If you’re curious: 1/3 cup rolled oats, 1/3 cup greek yogurt, 1/3 cup and an extra splash of almond milk. Mix and put in a covered container overnight. Eat in the morning!
There are tons of ways you can spice it up: top with PB, honey, or granola. Use a flavored greek yogurt. Use chocolate almond milk. Add fruit.
I really need to live for the now, right now. Because it’s fading. I can feel it and the doubts are creeping in. Maybe it’s because there’s an expiration date on this thing so maybe we’re both subconsciously pulling away in preparation? Or maybe we’re both just busy. Or maybe we’re getting bored. Or maybe this was just how long it was meant to last. Or maybe this is all just in my head because it’s been almost two months since we’ve seen each other.
Perhaps this weekend (if it works out) will rekindle something, but if it doesn’t I need to be ok with that. I need to enjoy it now. I’ve said it before and I’ll say it again, the words I have tattooed on my body for times like this: que sera sera.

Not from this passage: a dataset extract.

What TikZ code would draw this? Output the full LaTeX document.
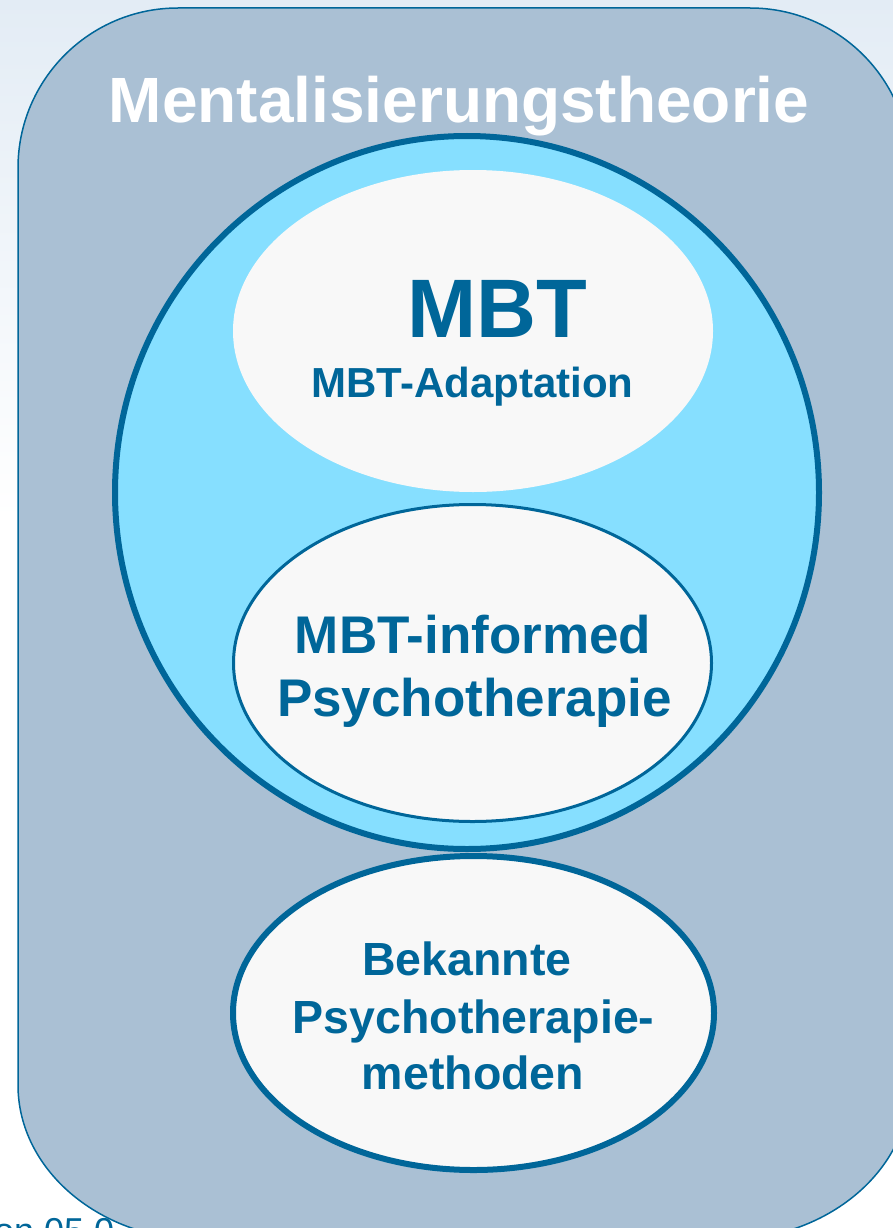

Awesome sweaty gym workout … then I got lazy and used the drive up ATM for a deposit … And it ate my stinkin check. SERIOUSLY. 30 minutes on the phone with customer service later. Ughhhhh.
This shit only happens to me.
Overnight oats in an almost spent almond butter jar (please don’t waste your nut butter people, do this instead!) with a huge cup of black coffee.
That was the fastest that doctors office has ever taken me! It was also the fewest tubes ever in a blood draw (only 3). I’ve had upwards of 14 at once. I love to watch. I’m a nerd. Or a freak. You decide.
I have fasting bloodwork in the morning and knowing that doctors office I won’t get it drawn until lunch time.
The thought of missing breakfast makes me too sad. I guess I’ll just “sleep-in” until my appointment … to avoid that awake and hungry feeling for as long as possible.